“Most Americans clearly recognize the potential benefits that improved health IT can offer, and they want this transformation of the health care system to continue,” the Pew Charitable Trusts research concludes in Most Americans Want to Share and Access More Digital Health Data.
The Pew team surveyed 1,213 adults ages 18 and over in June and July 2020, interviewing in English and Spanish.
As digital health industry stakeholders will be convening at the 2021 annual HIMSS conference in Las Vegas and digitally, this report is well-timed to give us a level-set on just “where” U.S. health citizens are with respect to their medical information.
The first chart tells us that most patients want access to various cuts of their medical information: 9 in 10 people seek lab test results, their medical history, a list of prescription drugs and medicines, vital signs, immunization history, treatment plans, and radiology images and reports.
Eight in ten health consumers would access their physician and clinical notes (an area addressed in the past several years by the ground-breaking OpenNotes project), insurance billing and claims, allergies, advance directives, and family medical history.
And most patients would also want access to information on their mental, behavioral, and substance use history.
A newer category of personal health information, social determinants of health, garners well over one-half of Americans’ interest in access that data.
The second chart suggests that living through the COVID-19 pandemic, more Americans grew to appreciate the value of personal health information — not just for immunization data which has been a direct and present data point, but also for other aspects of health histories and social determinants that bolster or diminish peoples’ ability to deal with the virus, chronic conditions, and mental health issues.
Nearly one-half of consumers said the pandemic compelled them to support provider sharing of data, 4 in 10 people embraced downloading data to apps, and one-third supported government standards to improve patient matching.
Across these three issues, four in 10 patients said the pandemic did not make a difference in their support for provider data sharing, downloading data to apps, and standards for patient matching.
While more Americans appear to support data sharing between their physicians, and greater access to data for their own use, it’s concerning that only 36% of patients told the Pew that their providers’ EHRs let them access their own records electronically through an app or online patient portal. As with other aspects of U.S. health care, there are health disparities when it comes to patients’ ability to access digital health data: 64% of White consumers said they had access to at least some of their EHR data, compared with 58% of African-Americans and 47% of Hispanic people. Income, too, made a difference in patients’ ability to access EHRs: folks with income below $40,000, as well as people with a high school education or less, were less likely able to access their personal health data electronically.
Health Populi’s Hot Points: This report gives us the current snapshot of U.S. health citizens’ view on their personal health information, which I will keep in mind as I participate (virtually/digitally/telephonically) in next week’s #HIMSS21 annual conference. While I will miss meeting with technology developers and colleagues in person, I have meetings set-up via phone, Zoom, and Teams to brainstorm updates and trends with my key trusted touchpoints in health IT. I will be sharing my trend-weaves and learnings with you throughout the week, and will be baking those insights into my client work and ongoing writing and talks.

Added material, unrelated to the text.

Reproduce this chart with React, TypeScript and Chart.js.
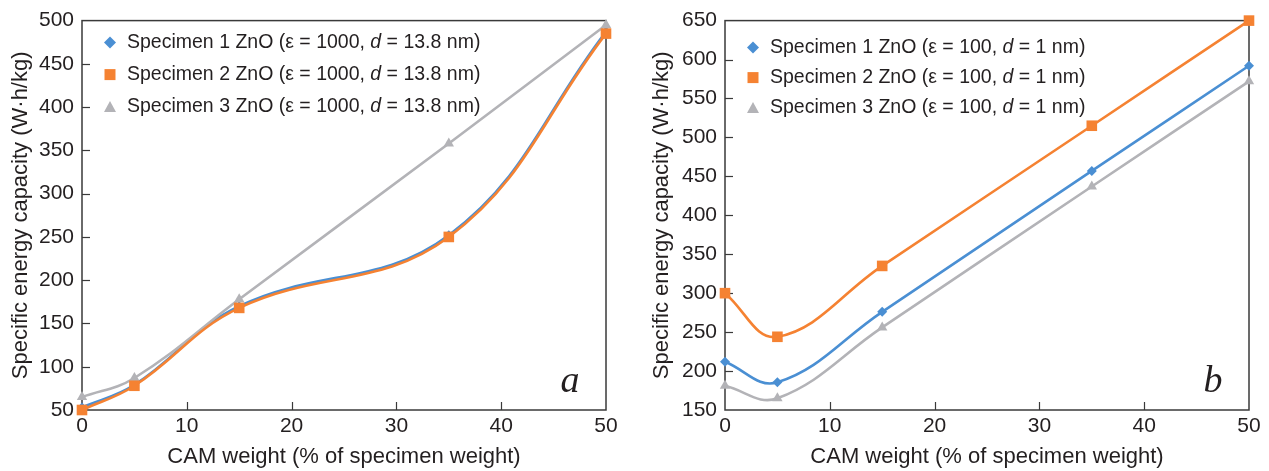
import React, { useEffect, useRef } from "react";
import { Chart, registerables } from "chart.js";

Chart.register(...registerables);

// ---------------- data ----------------
const xValues = [0, 5, 15, 35, 50];

// panel a (ε = 1000, d = 13.8 nm)
const aSpecimen1 = [53, 79, 170, 252, 487];
const aSpecimen2 = [50, 78, 168, 250, 485];
const aSpecimen3 = [65, 87, 178, 358, 495];
const aLegend = [
  "Specimen 1 ZnO (ε = 1000, d = 13.8 nm)",
  "Specimen 2 ZnO (ε = 1000, d = 13.8 nm)",
  "Specimen 3 ZnO (ε = 1000, d = 13.8 nm)",
];

// panel b (ε = 100, d = 1 nm)
const bSpecimen1 = [212, 185.5, 276, 457, 592];
const bSpecimen2 = [300, 244, 335, 515, 650];
const bSpecimen3 = [181, 165, 256, 437, 572];
const bLegend = [
  "Specimen 1 ZnO (ε = 100, d = 1 nm)",
  "Specimen 2 ZnO (ε = 100, d = 1 nm)",
  "Specimen 3 ZnO (ε = 100, d = 1 nm)",
];

const xTitle = "CAM weight (% of specimen weight)";
const yTitle = "Specific energy capacity (W·h/kg)";

// ---------------- styles ----------------
const BLUE = "#4A8FD3";
const ORANGE = "#F58232";
const GRAY = "#B3B3B7";
const TEXT = "#231F20";
const FRAME = "#3A3A3A";
const FONT = "'Liberation Sans', Arial, Helvetica, sans-serif";
const COLORS = [BLUE, ORANGE, GRAY];
const SHAPES = ["diamond", "square", "triangle"];
const LEGEND_SIZE = 19.5;

Chart.defaults.font.family = FONT;

function drawMarker(ctx: CanvasRenderingContext2D, shape: string, x: number, y: number, color: string) {
  ctx.save();
  ctx.fillStyle = color;
  ctx.beginPath();
  if (shape === "diamond") {
    const r = 6;
    ctx.moveTo(x, y - r);
    ctx.lineTo(x + r, y);
    ctx.lineTo(x, y + r);
    ctx.lineTo(x - r, y);
  } else if (shape === "square") {
    const s = 11;
    ctx.rect(x - s / 2, y - s / 2, s, s);
  } else {
    const w = 12;
    const h = 11;
    ctx.moveTo(x, y - h / 2);
    ctx.lineTo(x + w / 2, y + h / 2);
    ctx.lineTo(x - w / 2, y + h / 2);
  }
  ctx.closePath();
  ctx.fill();
  ctx.restore();
}

type PanelCfg = {
  letter: string;
  legend: string[];
  legendTop: number;
  legendGap: number;
};

function makePlugin(cfg: PanelCfg) {
  return {
    id: "panelDecor" + cfg.letter,
    beforeDatasetsDraw(chart: any) {
      const { ctx, chartArea: a, scales } = chart;
      ctx.save();
      ctx.strokeStyle = FRAME;
      ctx.lineWidth = 1.5;
      ctx.strokeRect(a.left, a.top, a.right - a.left, a.bottom - a.top);
      // inward tick marks
      ctx.lineWidth = 1.2;
      const tl = 8;
      const ys = scales.y;
      ys.ticks.forEach((t: any) => {
        if (t.value === ys.min || t.value === ys.max) return;
        const py = Math.round(ys.getPixelForValue(t.value)) + 0.5;
        ctx.beginPath();
        ctx.moveTo(a.left, py);
        ctx.lineTo(a.left + tl, py);
        ctx.stroke();
      });
      const xs = scales.x;
      xs.ticks.forEach((t: any) => {
        if (t.value === xs.min || t.value === xs.max) return;
        const px = Math.round(xs.getPixelForValue(t.value)) + 0.5;
        ctx.beginPath();
        ctx.moveTo(px, a.bottom);
        ctx.lineTo(px, a.bottom - tl);
        ctx.stroke();
      });
      ctx.restore();
    },
    afterDraw(chart: any) {
      const { ctx, chartArea: a } = chart;
      ctx.save();
      // legend
      cfg.legend.forEach((label, i) => {
        const y = a.top + cfg.legendTop + i * cfg.legendGap;
        drawMarker(ctx, SHAPES[i], a.left + 28, y, COLORS[i]);
        const idx = label.indexOf(", d = ");
        const p1 = label.slice(0, idx + 2);
        const p2 = "d";
        const p3 = label.slice(idx + 3);
        let x = a.left + 45;
        ctx.fillStyle = TEXT;
        ctx.textBaseline = "middle";
        ctx.textAlign = "left";
        ctx.font = `${LEGEND_SIZE}px ${FONT}`;
        ctx.fillText(p1, x, y);
        x += ctx.measureText(p1).width;
        ctx.font = `italic ${LEGEND_SIZE}px ${FONT}`;
        ctx.fillText(p2, x, y);
        x += ctx.measureText(p2).width;
        ctx.font = `${LEGEND_SIZE}px ${FONT}`;
        ctx.fillText(p3, x, y);
      });
      // panel letter
      ctx.font = `italic 38px 'Liberation Serif', 'Times New Roman', serif`;
      ctx.textAlign = "center";
      ctx.textBaseline = "alphabetic";
      ctx.fillStyle = TEXT;
      ctx.fillText(cfg.letter, a.right - 36, a.bottom - 18);
      ctx.restore();
    },
  };
}

function dataset(values: number[], i: number) {
  const styles = [
    { pointStyle: "rectRot", pointRadius: 5, order: 3 },
    { pointStyle: "rect", pointRadius: 7.5, order: 1 },
    { pointStyle: "triangle", pointRadius: 6, order: 2 },
  ][i];
  return {
    data: xValues.map((x, k) => ({ x, y: values[k] })),
    borderColor: COLORS[i],
    backgroundColor: COLORS[i],
    pointBackgroundColor: COLORS[i],
    pointBorderWidth: 0,
    borderWidth: 2.6,
    tension: 0.4,
    clip: false as any,
    pointStyle: styles.pointStyle,
    pointRadius: styles.pointRadius,
    order: styles.order,
  };
}

type PanelProps = {
  left: number;
  width: number;
  series: number[][];
  yMin: number;
  yMax: number;
  yAxisWidth: number;
  padRight: number;
  yTitlePad: number;
  cfg: PanelCfg;
};

function Panel(p: PanelProps) {
  const ref = useRef<HTMLCanvasElement | null>(null);
  useEffect(() => {
    if (!ref.current) return;
    const chart = new Chart(ref.current, {
      type: "line",
      data: { datasets: p.series.map((s, i) => dataset(s, i)) as any },
      options: {
        animation: false,
        responsive: false,
        maintainAspectRatio: false,
        layout: { padding: { top: 20, right: p.padRight, bottom: 0, left: 0 } },
        plugins: { legend: { display: false }, tooltip: { enabled: false } },
        scales: {
          x: {
            type: "linear",
            min: 0,
            max: 50,
            ticks: { stepSize: 10, color: TEXT, font: { size: 21 }, padding: 4, maxRotation: 0 },
            grid: { display: false, drawTicks: false },
            border: { display: false },
            title: {
              display: true,
              text: xTitle,
              color: TEXT,
              font: { size: 22 },
              padding: { top: 0, bottom: 1 },
            },
            afterFit: (s: any) => {
              s.height = 61;
            },
          },
          y: {
            type: "linear",
            min: p.yMin,
            max: p.yMax,
            ticks: { stepSize: 50, color: TEXT, font: { size: 21 }, padding: 8 },
            grid: { display: false, drawTicks: false },
            border: { display: false },
            title: {
              display: true,
              text: yTitle,
              color: TEXT,
              font: { size: 22 },
              padding: { top: p.yTitlePad, bottom: 0 },
            },
            afterFit: (s: any) => {
              s.width = p.yAxisWidth;
            },
          },
        },
      } as any,
      plugins: [makePlugin(p.cfg)],
    });
    return () => chart.destroy();
  }, []);
  return (
    <canvas
      ref={ref}
      width={p.width}
      height={471}
      style={{ position: "absolute", left: p.left, top: 0, width: p.width, height: 471 }}
    />
  );
}

export default function App() {
  return (
    <div style={{ position: "absolute", left: 0, top: 0, width: 1269, height: 471, background: "#fff" }}>
      <Panel
        left={0}
        width={640}
        series={[aSpecimen1, aSpecimen2, aSpecimen3]}
        yMin={50}
        yMax={500}
        yAxisWidth={82}
        padRight={34}
        yTitlePad={8}
        cfg={{ letter: "a", legend: aLegend, legendTop: 22, legendGap: 32 }}
      />
      <Panel
        left={640}
        width={629}
        series={[bSpecimen1, bSpecimen2, bSpecimen3]}
        yMin={150}
        yMax={650}
        yAxisWidth={85}
        padRight={20}
        yTitlePad={9}
        cfg={{ letter: "b", legend: bLegend, legendTop: 27, legendGap: 30 }}
      />
    </div>
  );
}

The third chart bolsters a fact we know-we-know about patients’ faith in health care providers as trusted data stewards: that is that apps recommended by doctors and hospitals more likely make patients feel more comfortable about using them than digital tools not vetted by a trusted source.
One pillar of that trust is privacy. When survey respondents were explained that federal privacy laws (namely, HIPAA) do not cover much of the data that flows into apps (such as that from wearable tech like smartwatches, connected fitness equipment, or nutrition tracking sites), two-thirds of Americans were concerned about their potential health privacy “leakages.”
The Pew asserts that this survey, “can inform federal policies to expand use of electronic health records, protect patient privacy.”
This study can (should) also inform tech developers’ and health care providers’ approaches to collaborating with patients and caregivers with respect to their personal health information and the digital tools the industry stakeholders want to put into health consumers’ hands.
Patients in the U.S. have transformed into health consumers since the advent of high-deductible health insurance embedded in so-called “consumer-directed plans.” Growing out-of-pocket payments for copays and coinsurance for services and prescription drugs have also reshaped patients into consumers, increasingly facing a retail health environment that inspires many people to shop around for care and products when they are shoppable.
The pandemic has further evolved health consumers toward health citizenship — learning that without health care access, mitigated risks of social determinants of health, and trust in institutions, Life in the Coronavirus Era was very difficult. The last graphic comes out of my book, Health Citizenship: How a Virus Opened Hearts and Minds, calling out the four pillars of health citizenship: healthcare as a civil right, digital citizenship, trust, and a new social contract of love and respect for one another.
To build healthcare back better in the U.S., let’s ensure health data access and equity by design as we collaborate to emerge stronger, healthier, and a more loving community in the wake of the public health crisis.